No se acuerda que “el gobierno” tiene nombres y apellidos a quienes hay que exhibir. No se acuerda que las autoridades del Tecnológico de Monterrey en esos momentos tenían una gran responsabilidad que no la asumieron como el caso lo ameritaba. No se acuerdan de la incredulidad de la propia comunidad, no sólo ante el asesinato doble, sino ante las protestas en el centro de la ciudad.
Pero hoy parece que no hay más responsables, que hay que seguir un proceso con ese mismo gobierno, que hay que aceptar que no salió la comunidad estudiantil de la región a hacer eco de la tragedia, que nadie tiene por qué indignarse de que no esté abrazando a los familiares, como lo hicieron en la primera ocasión, las autoridades –todas-.
Han pasado cuatro años y, disculpe usted, pero he escuchado la misma historia, ¿y el próximo año?, ¿dónde vamos a estar?, ¿quiénes le van a dar seguimiento?, ¿qué va a pasar con el caso? Porque en México somos muy buenos para “hacer ruido mediático” durante un par de días sin tomarle importancia al “después”.
Y, ¿cuándo los estudiantes que reclaman justicia se muden de ciudad, se gradúen, se hagan viejos y se harten?, ¿en dónde estarán?, ¿quién se acordará de los responsables, de las familias?; cuando el 19 de marzo deje de ser un día en la agenda personal de alguien, o algunos, ¿qué va a pasar?

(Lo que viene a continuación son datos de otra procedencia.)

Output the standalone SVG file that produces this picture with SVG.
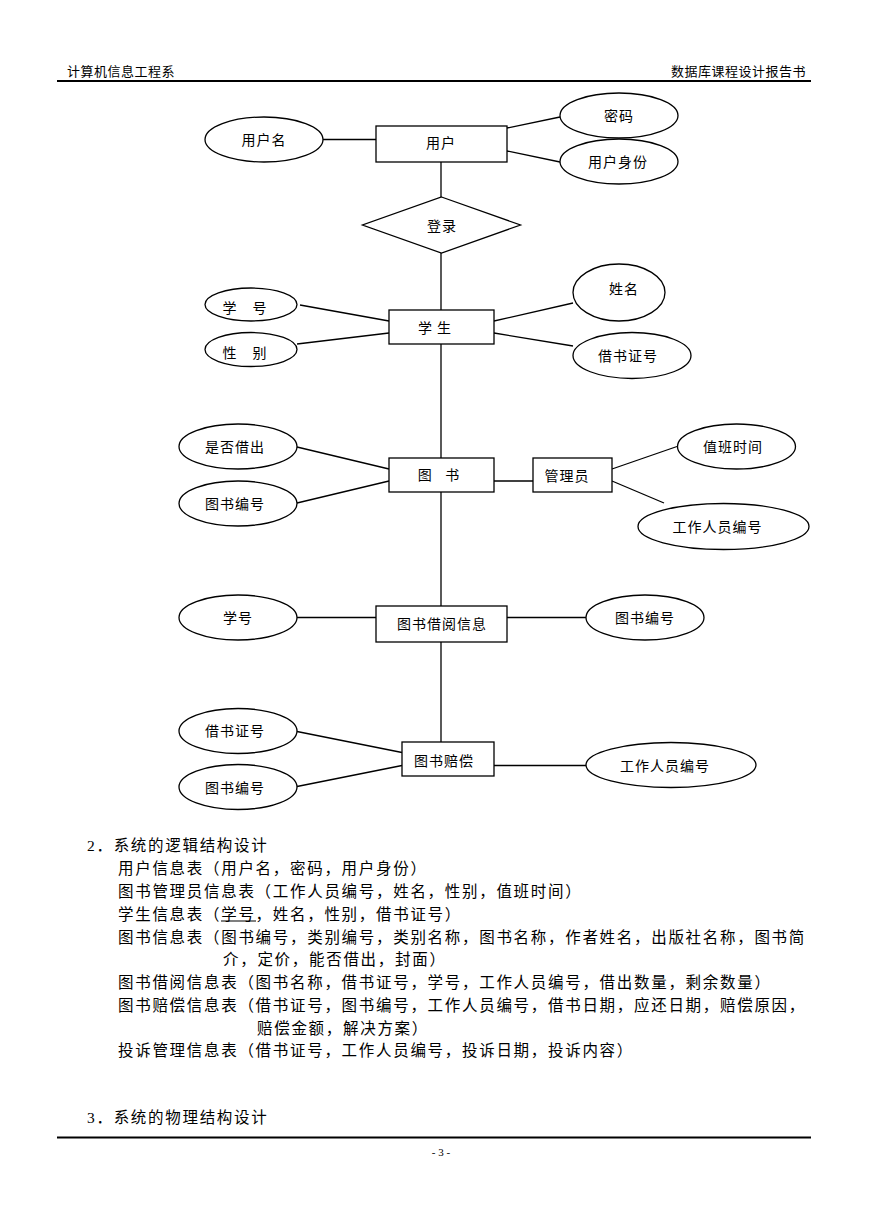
<svg xmlns="http://www.w3.org/2000/svg" width="869" height="1228" viewBox="0 0 869 1228">
<style>
.sh{fill:#fff;stroke:#000;stroke-width:1.3}
.cn line{stroke:#000;stroke-width:1.3}
.lb{font-family:"Noto Sans CJK SC","Liberation Sans",sans-serif;font-size:14px;letter-spacing:1px;text-anchor:middle;dominant-baseline:central;fill:#000}
.bd{font-family:"Liberation Serif","Noto Sans CJK SC",serif;font-size:15.5px;letter-spacing:1.7px;dominant-baseline:central;fill:#000}
.hd{font-family:"Noto Sans CJK SC","Liberation Sans",sans-serif;font-size:13px;letter-spacing:0.5px;dominant-baseline:central;fill:#000}
</style>
<rect width="869" height="1228" fill="#fff"/>
<g id="header">
<text class="hd" x="67" y="70">计算机信息工程系</text>
<text class="hd" x="806" y="70" text-anchor="end">数据库课程设计报告书</text>
<line x1="57" y1="81" x2="811" y2="81" stroke="#000" stroke-width="2"/>
</g>
<g class="cn" id="connectors">
<line x1="323" y1="139.5" x2="376" y2="139.5"/>
<line x1="507" y1="128" x2="560" y2="117"/>
<line x1="507" y1="151" x2="560" y2="162"/>
<line x1="441" y1="162" x2="441" y2="197"/>
<line x1="441" y1="253" x2="441" y2="310"/>
<line x1="300" y1="305" x2="389" y2="321"/>
<line x1="297" y1="344" x2="389" y2="333"/>
<line x1="494" y1="321" x2="573" y2="303"/>
<line x1="494" y1="333" x2="573" y2="346"/>
<line x1="441" y1="344" x2="441" y2="458"/>
<line x1="297" y1="447" x2="389" y2="469"/>
<line x1="297" y1="503" x2="389" y2="481"/>
<line x1="494" y1="481" x2="533" y2="481"/>
<line x1="612" y1="469" x2="677" y2="446.5"/>
<line x1="612" y1="481" x2="664" y2="503"/>
<line x1="441" y1="492" x2="441" y2="606"/>
<line x1="297" y1="617.5" x2="376" y2="617.5"/>
<line x1="507" y1="617.5" x2="586" y2="617.5"/>
<line x1="441" y1="642" x2="441" y2="742"/>
<line x1="297" y1="731.5" x2="402" y2="752.5"/>
<line x1="297" y1="786.5" x2="402" y2="765.5"/>
<line x1="494" y1="765.5" x2="586" y2="765.5"/>
</g>
<g id="n-user"><rect class="sh" x="376" y="126" width="131" height="36"/><text class="lb" x="441" y="142">用户</text></g>
<g id="n-username"><ellipse class="sh" cx="264" cy="139.5" rx="59" ry="22.5"/><text class="lb" x="264" y="138.5">用户名</text></g>
<g id="n-password"><ellipse class="sh" cx="619" cy="115.5" rx="59" ry="22.5"/><text class="lb" x="619" y="115">密码</text></g>
<g id="n-role"><ellipse class="sh" cx="619" cy="161.5" rx="59" ry="22.5"/><text class="lb" x="618" y="161">用户身份</text></g>
<g id="n-login"><polygon class="sh" points="441.5,197 520.5,225 441.5,253 362.5,225"/><text class="lb" x="442" y="225">登录</text></g>
<g id="n-student"><rect class="sh" x="389" y="310" width="105" height="34"/><text class="lb" x="435" y="327" xml:space="preserve">学 生</text></g>
<g id="n-sno"><ellipse class="sh" cx="251" cy="304.5" rx="46" ry="16.5"/><text class="lb" x="245" y="306.5">学　号</text></g>
<g id="n-sex"><ellipse class="sh" cx="251" cy="349.5" rx="46" ry="17"/><text class="lb" x="245" y="351.5">性　别</text></g>
<g id="n-name"><ellipse class="sh" cx="619" cy="292.5" rx="46" ry="28.5"/><text class="lb" x="624" y="288">姓名</text></g>
<g id="n-card"><ellipse class="sh" cx="632" cy="355.5" rx="59" ry="23"/><text class="lb" x="628" y="355">借书证号</text></g>
<g id="n-book"><rect class="sh" x="389" y="458" width="105" height="34"/><text class="lb" x="439" y="474" xml:space="preserve">图   书</text></g>
<g id="n-lent"><ellipse class="sh" cx="238" cy="446.5" rx="59" ry="22.5"/><text class="lb" x="235" y="446">是否借出</text></g>
<g id="n-bookno1"><ellipse class="sh" cx="238" cy="503.5" rx="59" ry="22.5"/><text class="lb" x="235" y="502.5">图书编号</text></g>
<g id="n-admin"><rect class="sh" x="533" y="458" width="79" height="34"/><text class="lb" x="567" y="475">管理员</text></g>
<g id="n-duty"><ellipse class="sh" cx="736.5" cy="446.5" rx="59" ry="22.5"/><text class="lb" x="733" y="446">值班时间</text></g>
<g id="n-staffno1"><ellipse class="sh" cx="723.5" cy="526.5" rx="85.5" ry="23"/><text class="lb" x="717.5" y="526">工作人员编号</text></g>
<g id="n-borrow"><rect class="sh" x="376" y="606" width="131" height="36"/><text class="lb" x="442" y="622.5">图书借阅信息</text></g>
<g id="n-sno2"><ellipse class="sh" cx="238" cy="617.5" rx="59" ry="22.5"/><text class="lb" x="238" y="616.5">学号</text></g>
<g id="n-bookno2"><ellipse class="sh" cx="645" cy="617.5" rx="59" ry="22.5"/><text class="lb" x="645" y="616.5">图书编号</text></g>
<g id="n-comp"><rect class="sh" x="402" y="742" width="92" height="34"/><text class="lb" x="444" y="760">图书赔偿</text></g>
<g id="n-card2"><ellipse class="sh" cx="238" cy="731" rx="59" ry="22.5"/><text class="lb" x="235" y="730">借书证号</text></g>
<g id="n-bookno3"><ellipse class="sh" cx="238" cy="787" rx="59" ry="22.5"/><text class="lb" x="235" y="786.5">图书编号</text></g>
<g id="n-staffno2"><ellipse class="sh" cx="671" cy="765" rx="85" ry="22.5"/><text class="lb" x="665" y="765">工作人员编号</text></g>
<g id="body">
<text class="bd" x="87" y="845">2．系统的逻辑结构设计</text>
<text class="bd" x="118" y="868">用户信息表（用户名，密码，用户身份）</text>
<text class="bd" x="118" y="891">图书管理员信息表（工作人员编号，姓名，性别，值班时间）</text>
<text class="bd" x="118" y="914">学生信息表（学号，姓名，性别，借书证号）</text>
<line x1="221" y1="921" x2="256" y2="921" stroke="#000" stroke-width="1.2"/>
<text class="bd" x="118" y="937">图书信息表（图书编号，类别编号，类别名称，图书名称，作者姓名，出版社名称，图书简</text>
<text class="bd" x="223" y="959">介，定价，能否借出，封面）</text>
<text class="bd" x="118" y="982">图书借阅信息表（图书名称，借书证号，学号，工作人员编号，借出数量，剩余数量）</text>
<text class="bd" x="118" y="1005">图书赔偿信息表（借书证号，图书编号，工作人员编号，借书日期，应还日期，赔偿原因，</text>
<text class="bd" x="257" y="1028">赔偿金额，解决方案）</text>
<text class="bd" x="118" y="1050">投诉管理信息表（借书证号，工作人员编号，投诉日期，投诉内容）</text>
<text class="bd" x="87" y="1117">3．系统的物理结构设计</text>
</g>
<g id="footer">
<line x1="57" y1="1137.5" x2="811" y2="1137.5" stroke="#000" stroke-width="2"/>
<text x="441" y="1152" font-family="Liberation Serif, serif" font-size="11" text-anchor="middle" dominant-baseline="central">- 3 -</text>
</g>
</svg>
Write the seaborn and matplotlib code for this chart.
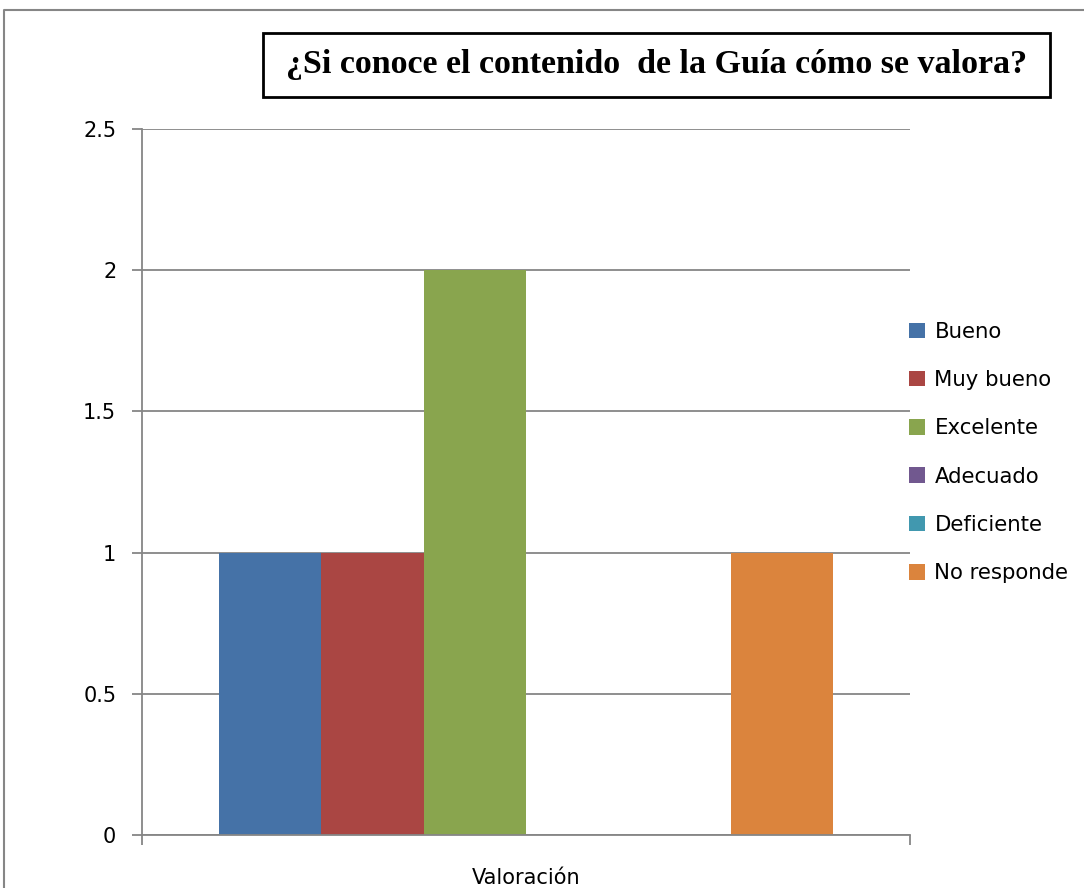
import pandas as pd
import seaborn as sns
import matplotlib.pyplot as plt
from matplotlib.patches import Rectangle, Patch
from matplotlib.lines import Line2D

# data
categoria = ["Valoración"]
respuestas = ["Bueno", "Muy bueno", "Excelente", "Adecuado", "Deficiente", "No responde"]
valores = [1, 1, 2, 0, 0, 1]
colores = ["#4572A7", "#AA4643", "#89A54E", "#71588F", "#4198AF", "#DB843D"]
y_ticks = [0, 0.5, 1, 1.5, 2, 2.5]
y_labels = ["0", "0.5", "1", "1.5", "2", "2.5"]
titulo = "¿Si conoce el contenido  de la Guía cómo se valora?"

df = pd.DataFrame({
    "categoria": categoria * len(respuestas),
    "respuesta": respuestas,
    "valor": valores,
})

sns.set_style("white")
plt.rcParams["font.family"] = ["DejaVu Sans"]
plt.rcParams["text.color"] = "black"
plt.rcParams["xtick.labelcolor"] = "black"
plt.rcParams["ytick.labelcolor"] = "black"
gris = "#868686"

fig = plt.figure(figsize=(10.84, 8.88), dpi=100)
ax = fig.add_axes([142 / 1084, 1 - 835 / 888, 768 / 1084, 706 / 888])

sns.barplot(data=df, x="categoria", y="valor", hue="respuesta", hue_order=respuestas,
            palette=colores, saturation=1, errorbar=None, width=0.8, linewidth=0,
            legend=False, ax=ax)

ax.set_xlim(-0.5, 0.5)
ax.set_ylim(0, 2.5)
ax.set_yticks(y_ticks)
ax.set_yticklabels(y_labels)
ax.yaxis.grid(True, color=gris, lw=1.3)
ax.set_axisbelow(True)
ax.set_xlabel("")
ax.set_ylabel("")

for s in ["top", "right"]:
    ax.spines[s].set_visible(False)
for s in ["left", "bottom"]:
    ax.spines[s].set_color(gris)
    ax.spines[s].set_linewidth(1.3)

ax.tick_params(axis="y", length=7.5, width=1.3, color=gris, pad=11, labelsize=15, left=True)
ax.set_xticks([0])
ax.set_xticklabels(categoria)
ax.set_xticks([-0.5, 0.5], minor=True)
ax.tick_params(axis="x", which="major", length=0, pad=24, labelsize=15)
ax.tick_params(axis="x", which="minor", length=7.5, width=1.3, color=gris, bottom=True)

# legend
handles = [Patch(facecolor=c, edgecolor="none") for c in colores]
fig.legend(handles, respuestas, loc="center left", bbox_to_anchor=(909 / 1084, 1 - 452.5 / 888),
           frameon=False, fontsize=15.3, handlelength=0.75, handleheight=0.75,
           handletextpad=0.45, labelspacing=1.33, borderpad=0, borderaxespad=0)

# title box
fig.add_artist(Rectangle((263 / 1084, 1 - 97 / 888), 787 / 1084, 64 / 888,
                         transform=fig.transFigure, fill=False, ec="black", lw=2))
fig.text(657 / 1084, 1 - 65 / 888, titulo, ha="center", va="center", color="black",
         fontfamily="Liberation Serif", fontweight="bold", fontsize=24.5)

# outer frame (top and left edges visible)
fig.add_artist(Line2D([4 / 1084, 4 / 1084, 1], [0, 1 - 10 / 888, 1 - 10 / 888],
                      transform=fig.transFigure, color=gris, lw=1.5))

fig.savefig("out.png", dpi=100)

Este es el círculo vicioso del que no podemos salir. Qué pasaría, por ejemplo, si cada ciudadano se comprometiera a acompañar a sus víctimas o familiares. Qué pasaría si existieran más ciudadanos que se involucraran en la vigilancia de los procesos judiciales. Qué pasaría si en esos lugares que fueron trastocados por la impunidad, como la esquina Luis Elizondo con Garza Sada, fueran convertidos en espacios para la reivindicación de la paz, los derechos humanos o la educación.
Es increíble, pero a esos ya lejanos cuatro años todavía hay alumnos del Tecnológico de Monterrey que se atreven a decir que los dejemos “descansar en paz”, no quiero imaginarme entonces el resto de los comentarios.
Esta herida de guerra, ha hecho que algunos pocos asuman en la realidad un “somos Jorge y Javier” que no sale en las fotografías de los periódicos, pero que en definitiva después de todos estos años se sigue enfrentando a una sociedad indolente que no se asume como vulnerable ante éste y otros asesinatos.
Tampoco, obviamente, se trata de tomar a cada víctima como “bandera” de un sentimiento patriótico inexistente, pero sí de un compromiso ciudadano que no llegó en su momento y que parece, a la distancia de los años, que sigue encerrado en la cobardía de quien no quiere enfrentarse a la muerte para generar vida.